Glossary
Plain-language definitions for every term used in this project.
TAK (Team Awareness Kit) — Free mapping software built by the U.S. government for teams that need to see each other on a map in real time. Used by firefighters, search and rescue, and border agencies nationwide.
ATAK — The TAK app for Android phones and tablets. The most capable version; it’s the only one that supports add-on plugins.
iTAK — The TAK app for iPhones and iPads. Free on the App Store. Shows the same map, people, and video; cannot run plugins.
WinTAK — The TAK program for Windows computers. Good for a coordinator’s laptop.
CloudTAK — TAK in a web browser. Nothing to install; works on any computer. Good for occasional users and command posts.
TAK server — The computer (ours will live in the cloud) that all the apps connect to. It relays everyone’s positions, messages, and video so the whole team stays in sync.
CoT (Cursor on Target) — The message format TAK tools use to say “this thing is at this place.” Every dot on the map is a CoT message underneath.
EUD (End User Device) — Any phone/tablet a team member carries running a TAK app.
PLI (Position Location Information) — Your dot on the map — who you are, where you are, when you were last heard from.
Skydio X10 — The drone QSAR flies. Its controller can send the drone’s location and live video into the team map.
RTSP — A standard way to send live video over a network. The drone publishes its camera feed this way.
KLV — Extra data hidden inside the drone’s video that says where the camera is pointing. It lets the map draw the camera’s footprint as it moves.
Somewear (hotspot / beacon) — A pocket-size satellite device each searcher carries. It sends their location and short messages via the Iridium satellite network, which works everywhere on Earth — no cell service needed.
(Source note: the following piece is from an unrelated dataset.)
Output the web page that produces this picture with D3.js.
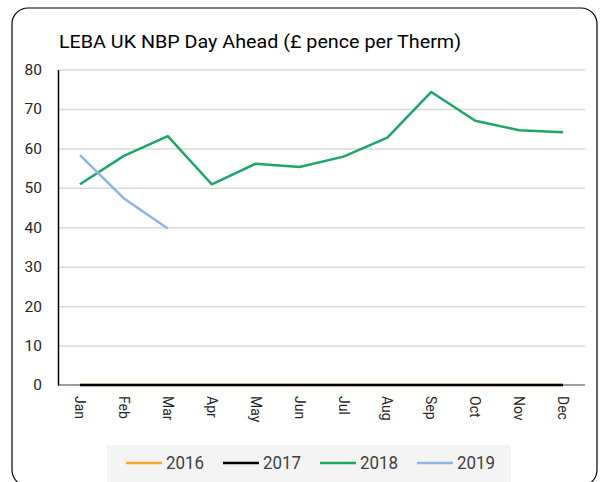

Workspace (Somewear) — A Somewear team group. Members of a workspace see each other’s beacons.
Meshtastic — Inexpensive (~$40) long-range radios that pass short messages device-to-device, no infrastructure needed. A future addition for tracking searchers without satellites or phones.
LoRa — The long-range, low-power radio technology Meshtastic uses.
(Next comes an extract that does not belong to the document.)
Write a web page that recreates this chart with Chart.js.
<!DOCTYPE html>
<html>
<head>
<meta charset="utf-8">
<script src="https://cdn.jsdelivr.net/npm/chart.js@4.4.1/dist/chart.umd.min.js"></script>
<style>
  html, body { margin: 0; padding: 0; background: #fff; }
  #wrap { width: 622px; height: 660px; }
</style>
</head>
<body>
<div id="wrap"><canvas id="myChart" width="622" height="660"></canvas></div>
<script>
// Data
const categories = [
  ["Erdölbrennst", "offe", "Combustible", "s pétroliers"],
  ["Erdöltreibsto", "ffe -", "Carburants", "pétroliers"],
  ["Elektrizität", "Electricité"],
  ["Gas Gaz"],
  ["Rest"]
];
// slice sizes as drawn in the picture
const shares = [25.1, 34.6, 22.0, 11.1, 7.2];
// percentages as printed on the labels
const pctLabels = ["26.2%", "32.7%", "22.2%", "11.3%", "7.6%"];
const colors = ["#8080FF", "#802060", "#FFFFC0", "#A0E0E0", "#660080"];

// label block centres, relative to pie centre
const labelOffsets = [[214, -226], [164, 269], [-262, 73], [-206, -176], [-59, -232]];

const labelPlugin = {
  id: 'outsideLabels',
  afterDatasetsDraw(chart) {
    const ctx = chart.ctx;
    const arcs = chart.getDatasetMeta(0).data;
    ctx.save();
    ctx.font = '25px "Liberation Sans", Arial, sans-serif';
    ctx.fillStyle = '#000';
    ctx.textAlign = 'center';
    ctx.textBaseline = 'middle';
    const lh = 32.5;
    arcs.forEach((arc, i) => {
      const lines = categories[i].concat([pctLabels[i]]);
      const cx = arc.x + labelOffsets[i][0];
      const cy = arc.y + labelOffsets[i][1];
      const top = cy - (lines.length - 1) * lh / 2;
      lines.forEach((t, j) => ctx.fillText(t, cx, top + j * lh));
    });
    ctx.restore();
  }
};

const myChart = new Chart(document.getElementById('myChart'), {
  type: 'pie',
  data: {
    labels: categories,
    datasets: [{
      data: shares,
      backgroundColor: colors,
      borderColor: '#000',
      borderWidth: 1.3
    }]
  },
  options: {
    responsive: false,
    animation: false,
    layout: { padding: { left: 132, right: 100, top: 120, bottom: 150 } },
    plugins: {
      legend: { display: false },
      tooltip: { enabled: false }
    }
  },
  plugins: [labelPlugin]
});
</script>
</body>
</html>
Starlink (Roam) — Satellite internet dishes the villages use. One important limit: outside computers cannot call in through Starlink (called CGNAT), which is why our server lives in the cloud instead of in the village.
VPS (cloud server) — A rented computer in a data center, always on, with a public internet address. Ours will run the TAK server (~$12–24/month).
MediaMTX — Free software on our server that receives the drone’s video and hands it out to every TAK app that asks.
Data package — A small file that sets up a TAK app with the right server and certificates in one tap — how we’ll onboard new team members.